Mark Karpeles, the CEO of troubled Japan-based bitcoin exchange Mt. Gox, must travel to Dallas, Texas, this month to take part in his formal deposition, a form of sworn testimony that will lay the groundwork for his future defense.
Karpeles had previously suggested that the deposition take place in Taipei, Taiwan, though this motion was strongly opposed by lawyers representing US-based former exchange users.
Further, Karpeles will have compelling reason to make the trip, as the judge suggested that the journey will be necessary if he wants an extension of the company's bankruptcy protection in the US.
A Reuters report today quoted US Bankruptcy Judge Stacey Jernigan as saying:
"If he avails himself of this court, my God, he is going to get himself over here.”
Under Chapter 15 of US bankruptcy law, protection from creditors is not granted or extended automatically. However, Mt. Gox KK, the company's Japanese entity was granted an initial stay by the courts earlier this March. The stay has thus far prevented lawsuits from threatening this part of the company's assets and shielded it from fact-finding.
That stay was not granted to Mt. Gox Inc., its US entity, Tibanne KK or Mark Karpeles personally.
A hearing is scheduled for 20th May to decide whether Mt. Gox deserves to continue with such protection, and courts are likely to view the matter less favorably if they don’t have Mt. Gox management’s full cooperation.
Karpeles will have to appear at the offices of Baker & McKenzie, the firm representing Mt. Gox both in the US and Japan, in Dallas on 17th April, according to Jernigan’s order.

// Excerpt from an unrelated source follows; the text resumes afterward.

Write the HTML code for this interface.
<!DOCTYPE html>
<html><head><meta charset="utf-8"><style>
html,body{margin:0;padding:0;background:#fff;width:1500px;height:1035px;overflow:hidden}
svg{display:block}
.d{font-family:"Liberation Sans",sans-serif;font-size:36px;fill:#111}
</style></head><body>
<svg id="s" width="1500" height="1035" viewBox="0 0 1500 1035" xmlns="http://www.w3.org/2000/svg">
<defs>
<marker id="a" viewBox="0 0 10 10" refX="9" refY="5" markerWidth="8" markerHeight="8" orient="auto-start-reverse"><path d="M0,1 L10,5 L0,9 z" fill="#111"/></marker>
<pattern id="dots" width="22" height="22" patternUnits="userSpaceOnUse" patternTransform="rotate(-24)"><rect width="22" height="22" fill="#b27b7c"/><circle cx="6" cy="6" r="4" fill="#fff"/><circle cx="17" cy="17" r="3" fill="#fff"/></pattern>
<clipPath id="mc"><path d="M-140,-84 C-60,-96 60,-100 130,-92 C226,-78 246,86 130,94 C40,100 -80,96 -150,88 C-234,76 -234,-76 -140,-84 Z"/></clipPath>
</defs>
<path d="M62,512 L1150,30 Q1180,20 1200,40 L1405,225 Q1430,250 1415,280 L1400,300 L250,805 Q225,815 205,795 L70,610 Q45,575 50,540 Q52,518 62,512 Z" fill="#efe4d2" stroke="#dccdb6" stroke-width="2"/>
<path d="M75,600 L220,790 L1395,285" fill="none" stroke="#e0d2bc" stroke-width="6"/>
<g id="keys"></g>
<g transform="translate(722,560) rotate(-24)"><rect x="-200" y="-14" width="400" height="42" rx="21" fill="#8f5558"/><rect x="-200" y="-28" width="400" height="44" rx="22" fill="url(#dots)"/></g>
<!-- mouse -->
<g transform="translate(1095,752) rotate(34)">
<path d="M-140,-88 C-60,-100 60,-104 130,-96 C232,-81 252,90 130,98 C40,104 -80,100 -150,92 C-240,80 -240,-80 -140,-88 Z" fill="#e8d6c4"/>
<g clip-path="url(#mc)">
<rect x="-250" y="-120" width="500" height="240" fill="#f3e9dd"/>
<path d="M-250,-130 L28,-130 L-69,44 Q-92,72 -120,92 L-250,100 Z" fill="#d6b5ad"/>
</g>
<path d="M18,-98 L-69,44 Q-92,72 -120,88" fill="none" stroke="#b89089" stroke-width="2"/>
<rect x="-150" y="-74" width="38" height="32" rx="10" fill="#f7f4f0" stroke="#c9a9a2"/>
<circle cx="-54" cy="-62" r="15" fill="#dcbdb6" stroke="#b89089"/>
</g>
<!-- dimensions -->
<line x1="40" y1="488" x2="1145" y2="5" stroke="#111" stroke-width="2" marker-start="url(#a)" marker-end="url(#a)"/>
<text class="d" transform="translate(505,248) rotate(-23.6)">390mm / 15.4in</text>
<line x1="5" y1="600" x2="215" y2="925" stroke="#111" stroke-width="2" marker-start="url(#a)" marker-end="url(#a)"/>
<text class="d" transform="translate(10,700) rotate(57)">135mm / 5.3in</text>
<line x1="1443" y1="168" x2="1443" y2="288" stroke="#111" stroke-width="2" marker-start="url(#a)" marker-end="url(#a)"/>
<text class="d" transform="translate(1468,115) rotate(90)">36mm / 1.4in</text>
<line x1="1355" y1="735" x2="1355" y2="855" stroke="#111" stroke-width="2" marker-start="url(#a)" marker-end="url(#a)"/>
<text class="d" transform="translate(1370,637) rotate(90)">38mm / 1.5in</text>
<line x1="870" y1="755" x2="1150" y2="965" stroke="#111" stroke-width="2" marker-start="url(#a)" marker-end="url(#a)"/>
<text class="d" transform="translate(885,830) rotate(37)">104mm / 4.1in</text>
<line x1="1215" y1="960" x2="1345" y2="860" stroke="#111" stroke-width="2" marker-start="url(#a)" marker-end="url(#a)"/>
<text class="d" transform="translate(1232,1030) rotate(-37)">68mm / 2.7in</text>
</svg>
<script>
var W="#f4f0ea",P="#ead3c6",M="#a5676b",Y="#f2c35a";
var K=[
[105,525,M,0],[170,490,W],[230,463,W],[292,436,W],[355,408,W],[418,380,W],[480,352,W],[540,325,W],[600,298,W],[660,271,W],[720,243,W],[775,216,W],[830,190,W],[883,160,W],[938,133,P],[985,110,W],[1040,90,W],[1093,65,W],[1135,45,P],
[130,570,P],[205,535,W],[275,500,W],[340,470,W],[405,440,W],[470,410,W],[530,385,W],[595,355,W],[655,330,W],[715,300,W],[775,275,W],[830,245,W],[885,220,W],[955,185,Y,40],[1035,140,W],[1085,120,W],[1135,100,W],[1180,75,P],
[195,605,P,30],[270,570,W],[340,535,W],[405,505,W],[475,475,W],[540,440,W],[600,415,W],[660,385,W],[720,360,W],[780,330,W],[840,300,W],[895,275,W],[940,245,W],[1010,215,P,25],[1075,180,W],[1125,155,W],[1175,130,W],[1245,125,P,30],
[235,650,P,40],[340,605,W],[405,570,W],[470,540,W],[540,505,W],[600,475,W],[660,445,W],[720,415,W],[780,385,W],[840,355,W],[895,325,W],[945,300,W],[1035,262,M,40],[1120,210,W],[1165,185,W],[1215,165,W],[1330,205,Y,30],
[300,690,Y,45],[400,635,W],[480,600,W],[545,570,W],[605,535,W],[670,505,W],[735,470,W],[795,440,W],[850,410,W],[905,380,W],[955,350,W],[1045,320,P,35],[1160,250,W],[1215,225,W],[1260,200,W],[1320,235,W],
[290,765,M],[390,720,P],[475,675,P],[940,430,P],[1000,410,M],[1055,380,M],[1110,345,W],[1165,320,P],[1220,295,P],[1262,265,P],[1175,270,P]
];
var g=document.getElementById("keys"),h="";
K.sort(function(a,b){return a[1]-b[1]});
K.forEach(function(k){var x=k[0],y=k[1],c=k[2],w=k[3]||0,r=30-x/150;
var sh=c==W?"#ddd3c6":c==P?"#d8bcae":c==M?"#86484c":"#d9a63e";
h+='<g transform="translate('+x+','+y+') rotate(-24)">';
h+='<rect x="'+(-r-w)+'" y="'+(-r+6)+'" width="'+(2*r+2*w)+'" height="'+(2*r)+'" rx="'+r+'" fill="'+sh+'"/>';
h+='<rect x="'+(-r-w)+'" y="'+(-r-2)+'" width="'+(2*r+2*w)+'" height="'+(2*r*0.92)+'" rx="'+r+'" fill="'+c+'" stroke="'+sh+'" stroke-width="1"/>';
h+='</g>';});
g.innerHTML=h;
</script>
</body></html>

Mt. Gox's Chapter 15 bankruptcy was filed in Dallas, though depositions are informal and generally take place outside of a court.
A reluctant witness
To date, Karpeles has shown a strong reluctance to appear personally in the US since his once-dominant bitcoin exchange imploded in February, though he did allegedly meet with lawyers in the US around the time of Mt. Gox's initial bankruptcy filing.
Karpeles had offered to hold the deposition in Taiwan instead, suggesting US representatives unable to question him there could use a video link instead.

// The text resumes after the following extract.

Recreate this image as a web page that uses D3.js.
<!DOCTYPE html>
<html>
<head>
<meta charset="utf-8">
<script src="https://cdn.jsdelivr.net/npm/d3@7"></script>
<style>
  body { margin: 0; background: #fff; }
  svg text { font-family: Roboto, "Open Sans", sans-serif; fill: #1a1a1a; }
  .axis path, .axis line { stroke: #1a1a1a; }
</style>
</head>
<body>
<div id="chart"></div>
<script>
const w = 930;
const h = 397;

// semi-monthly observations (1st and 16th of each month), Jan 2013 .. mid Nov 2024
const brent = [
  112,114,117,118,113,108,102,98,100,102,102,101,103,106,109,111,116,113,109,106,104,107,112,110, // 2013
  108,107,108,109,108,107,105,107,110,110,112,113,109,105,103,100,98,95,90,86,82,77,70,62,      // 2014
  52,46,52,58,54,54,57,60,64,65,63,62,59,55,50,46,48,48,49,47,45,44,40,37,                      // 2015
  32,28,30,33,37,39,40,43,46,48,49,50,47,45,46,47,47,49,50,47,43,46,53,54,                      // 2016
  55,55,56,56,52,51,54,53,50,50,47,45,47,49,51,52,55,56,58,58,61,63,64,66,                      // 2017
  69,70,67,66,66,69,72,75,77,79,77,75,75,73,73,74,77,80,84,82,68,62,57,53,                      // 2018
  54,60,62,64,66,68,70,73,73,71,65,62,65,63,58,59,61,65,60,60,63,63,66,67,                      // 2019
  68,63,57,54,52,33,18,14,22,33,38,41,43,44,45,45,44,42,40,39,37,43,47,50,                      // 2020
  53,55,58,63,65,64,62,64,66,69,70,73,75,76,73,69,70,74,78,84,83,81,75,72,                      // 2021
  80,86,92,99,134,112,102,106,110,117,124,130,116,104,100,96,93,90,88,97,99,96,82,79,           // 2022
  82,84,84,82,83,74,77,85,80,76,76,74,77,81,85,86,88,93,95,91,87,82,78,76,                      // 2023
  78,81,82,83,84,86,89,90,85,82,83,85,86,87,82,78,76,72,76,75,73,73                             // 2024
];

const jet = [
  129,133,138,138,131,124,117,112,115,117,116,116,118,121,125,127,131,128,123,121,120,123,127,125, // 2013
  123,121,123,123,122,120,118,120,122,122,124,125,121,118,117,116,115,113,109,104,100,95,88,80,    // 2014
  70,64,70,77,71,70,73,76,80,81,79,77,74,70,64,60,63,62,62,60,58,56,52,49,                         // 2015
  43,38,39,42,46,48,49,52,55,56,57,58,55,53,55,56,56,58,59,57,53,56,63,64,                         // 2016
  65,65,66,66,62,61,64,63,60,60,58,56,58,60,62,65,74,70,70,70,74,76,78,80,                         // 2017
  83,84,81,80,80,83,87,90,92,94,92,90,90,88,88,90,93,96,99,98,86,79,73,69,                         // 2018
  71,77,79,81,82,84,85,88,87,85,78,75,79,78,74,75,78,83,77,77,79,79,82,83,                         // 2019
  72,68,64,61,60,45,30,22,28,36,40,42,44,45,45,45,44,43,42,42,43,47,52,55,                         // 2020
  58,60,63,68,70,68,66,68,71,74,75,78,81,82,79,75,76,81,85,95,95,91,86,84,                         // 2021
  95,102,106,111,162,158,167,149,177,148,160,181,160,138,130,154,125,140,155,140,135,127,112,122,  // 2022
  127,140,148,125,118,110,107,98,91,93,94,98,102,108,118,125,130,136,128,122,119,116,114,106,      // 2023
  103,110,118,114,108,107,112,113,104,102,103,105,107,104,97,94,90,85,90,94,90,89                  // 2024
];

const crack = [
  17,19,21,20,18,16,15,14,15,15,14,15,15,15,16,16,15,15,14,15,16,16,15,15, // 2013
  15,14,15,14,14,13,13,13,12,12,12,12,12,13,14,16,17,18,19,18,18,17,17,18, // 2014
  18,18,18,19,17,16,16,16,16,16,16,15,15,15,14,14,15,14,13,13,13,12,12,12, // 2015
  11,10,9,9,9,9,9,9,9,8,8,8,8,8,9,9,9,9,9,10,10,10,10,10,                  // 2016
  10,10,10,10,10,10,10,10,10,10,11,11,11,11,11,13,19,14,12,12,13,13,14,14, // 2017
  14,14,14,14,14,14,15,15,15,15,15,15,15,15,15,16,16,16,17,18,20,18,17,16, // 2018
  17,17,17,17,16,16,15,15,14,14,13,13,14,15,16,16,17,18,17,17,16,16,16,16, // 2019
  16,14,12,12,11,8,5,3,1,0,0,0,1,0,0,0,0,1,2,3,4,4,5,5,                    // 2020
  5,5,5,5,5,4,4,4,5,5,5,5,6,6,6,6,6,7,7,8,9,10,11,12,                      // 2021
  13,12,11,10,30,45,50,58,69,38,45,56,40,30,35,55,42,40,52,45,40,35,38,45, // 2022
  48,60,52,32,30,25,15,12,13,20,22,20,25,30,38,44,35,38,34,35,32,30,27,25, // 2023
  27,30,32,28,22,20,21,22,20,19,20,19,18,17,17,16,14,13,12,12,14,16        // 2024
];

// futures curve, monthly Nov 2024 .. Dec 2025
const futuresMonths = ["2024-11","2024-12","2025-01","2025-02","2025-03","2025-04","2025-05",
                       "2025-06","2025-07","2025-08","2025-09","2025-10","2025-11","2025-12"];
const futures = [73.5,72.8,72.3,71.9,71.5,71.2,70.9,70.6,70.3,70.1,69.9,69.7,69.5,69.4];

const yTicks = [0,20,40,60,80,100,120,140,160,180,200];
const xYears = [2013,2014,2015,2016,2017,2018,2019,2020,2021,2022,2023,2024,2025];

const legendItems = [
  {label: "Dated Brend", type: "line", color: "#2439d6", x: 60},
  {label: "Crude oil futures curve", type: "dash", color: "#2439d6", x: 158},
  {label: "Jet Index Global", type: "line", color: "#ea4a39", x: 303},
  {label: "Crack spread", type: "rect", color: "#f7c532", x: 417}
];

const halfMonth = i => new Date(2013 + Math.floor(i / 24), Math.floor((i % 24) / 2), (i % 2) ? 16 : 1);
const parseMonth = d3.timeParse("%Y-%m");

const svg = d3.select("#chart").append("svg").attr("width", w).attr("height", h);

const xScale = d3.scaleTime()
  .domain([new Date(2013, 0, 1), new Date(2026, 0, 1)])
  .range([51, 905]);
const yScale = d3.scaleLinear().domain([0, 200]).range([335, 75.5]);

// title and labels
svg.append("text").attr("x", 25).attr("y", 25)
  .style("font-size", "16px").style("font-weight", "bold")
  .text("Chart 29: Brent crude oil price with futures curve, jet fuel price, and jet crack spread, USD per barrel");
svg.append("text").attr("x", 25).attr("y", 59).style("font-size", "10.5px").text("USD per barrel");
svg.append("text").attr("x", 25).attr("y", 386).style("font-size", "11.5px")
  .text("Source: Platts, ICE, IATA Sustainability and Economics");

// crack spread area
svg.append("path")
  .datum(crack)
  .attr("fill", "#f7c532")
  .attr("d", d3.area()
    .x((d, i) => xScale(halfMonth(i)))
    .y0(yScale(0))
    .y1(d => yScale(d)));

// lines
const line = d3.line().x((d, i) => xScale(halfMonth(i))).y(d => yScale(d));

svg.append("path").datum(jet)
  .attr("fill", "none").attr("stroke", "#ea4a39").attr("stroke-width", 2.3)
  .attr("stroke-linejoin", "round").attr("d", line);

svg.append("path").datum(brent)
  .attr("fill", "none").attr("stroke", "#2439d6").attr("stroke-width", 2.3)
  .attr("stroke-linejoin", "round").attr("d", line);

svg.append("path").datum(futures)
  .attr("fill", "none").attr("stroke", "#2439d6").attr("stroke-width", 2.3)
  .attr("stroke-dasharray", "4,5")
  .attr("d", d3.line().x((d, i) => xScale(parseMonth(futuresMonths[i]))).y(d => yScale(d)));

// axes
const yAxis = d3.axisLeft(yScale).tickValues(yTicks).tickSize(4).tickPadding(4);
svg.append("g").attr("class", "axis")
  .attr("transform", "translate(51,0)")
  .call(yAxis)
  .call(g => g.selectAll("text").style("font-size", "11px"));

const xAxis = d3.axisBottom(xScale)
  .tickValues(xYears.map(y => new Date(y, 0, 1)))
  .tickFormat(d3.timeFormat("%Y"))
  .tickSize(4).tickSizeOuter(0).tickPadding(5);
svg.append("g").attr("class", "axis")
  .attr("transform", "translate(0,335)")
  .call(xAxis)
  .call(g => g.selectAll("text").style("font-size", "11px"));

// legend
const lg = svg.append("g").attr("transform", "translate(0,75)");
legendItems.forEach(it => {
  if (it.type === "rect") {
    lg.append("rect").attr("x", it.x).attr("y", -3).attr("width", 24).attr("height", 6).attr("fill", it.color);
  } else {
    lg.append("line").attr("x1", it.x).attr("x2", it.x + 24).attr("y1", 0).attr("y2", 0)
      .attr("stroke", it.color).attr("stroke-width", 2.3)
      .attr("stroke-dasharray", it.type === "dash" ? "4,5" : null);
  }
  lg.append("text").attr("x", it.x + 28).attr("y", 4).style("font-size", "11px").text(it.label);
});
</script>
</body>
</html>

The bankruptcy hearings are separate to Mt. Gox's other legal problems in the US, such as Illinois resident Gregory Greene's class action suit. Mt. Gox also wants to delay any US action until after its bankruptcy proceedings in Japan are completed.
Further, these cases are joined by its as-yet-unresolved dispute with former partner Coinlab, which dates back to early last year.

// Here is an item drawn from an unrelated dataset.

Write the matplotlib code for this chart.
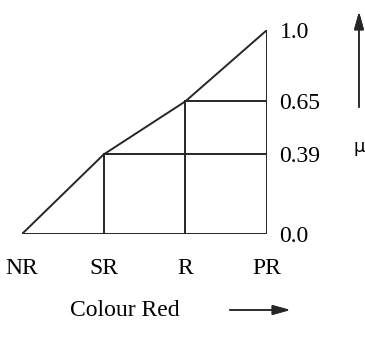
import matplotlib.pyplot as plt

plt.rcParams['font.family'] = ['Liberation Serif', 'DejaVu Serif']

# membership of each red category
categories = ["NR", "SR", "R", "PR"]
mu = [0.0, 0.39, 0.65, 1.0]
mu_ticks = ["0.0", "0.39", "0.65", "1.0"]

LINE = "#262626"
LW = 1.4
FS = 17

fig = plt.figure(figsize=(3.65, 3.4), dpi=100)
ax = fig.add_axes([22 / 365, 106 / 340, 245 / 365, 204 / 340])

x = list(range(len(categories)))
last = x[-1]

# rising membership edge and the base line
ax.plot(x, mu, color=LINE, lw=LW, solid_joinstyle="miter")
ax.plot([x[0], last], [0, 0], color=LINE, lw=LW)

# verticals and horizontals for each category level
for xi, m in zip(x[1:], mu[1:]):
    ax.plot([xi, xi], [0, m], color=LINE, lw=LW)
    ax.plot([xi, last], [m, m], color=LINE, lw=LW)

ax.set_xlim(x[0], last)
ax.set_ylim(0, 1)
for s in ax.spines.values():
    s.set_visible(False)

ax.set_xticks(x)
ax.set_xticklabels(categories, fontsize=FS)
ax.set_yticks(mu)
ax.set_yticklabels(mu_ticks, fontsize=FS)
ax.yaxis.tick_right()
ax.tick_params(length=0)
ax.tick_params(axis="x", pad=17)
ax.tick_params(axis="y", pad=9)

# axis captions with arrows
fig.text(125 / 365, 1 - 311 / 340, "Colour Red", fontsize=FS,
         ha="center", va="center")
fig.add_artist(plt.annotate("", xy=(293 / 365, 1 - 310 / 340),
                            xytext=(227 / 365, 1 - 310 / 340),
                            xycoords="figure fraction",
                            arrowprops=dict(arrowstyle="-|>,head_width=0.25,head_length=0.9",
                                            color=LINE, lw=1.1, mutation_scale=12)))
fig.add_artist(plt.annotate("", xy=(359 / 365, 1 - 9 / 340),
                            xytext=(359 / 365, 1 - 110 / 340),
                            xycoords="figure fraction",
                            arrowprops=dict(arrowstyle="-|>,head_width=0.25,head_length=0.9",
                                            color=LINE, lw=1.1, mutation_scale=12)))
fig.text(359 / 365, 1 - 147 / 340, "μ", fontsize=13,
         ha="center", va="center", family=["DejaVu Sans"])

fig.savefig("out.png", dpi=100)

There was a hint of frustration in Jernigan's words, particularly when Baker & McKenzie attorney John Mitchell said Mt. Gox may replace Karpeles as its 'foreign representative' in US bankruptcy court. "He filed the case," she replied.
Mt. Gox has been fulfilling its local legal obligations and doing most of its communicating in Japanese first recently, but its largest customer base by far was the US.
Karpeles, who was born in France and lives in Japan, speaks English as a second language and may be unsettled at the prospect of facing questioning from a US court, or even angry US customers in person. He is, however, probably also the only person with any idea of what truly happened to Mt. Gox's finances.
According to previous reports from company employees, who were all on short-term contracts, no-one outside management had any access to the Gox's records and attempts to ask Karpeles to prove the company's reserves were rebuffed.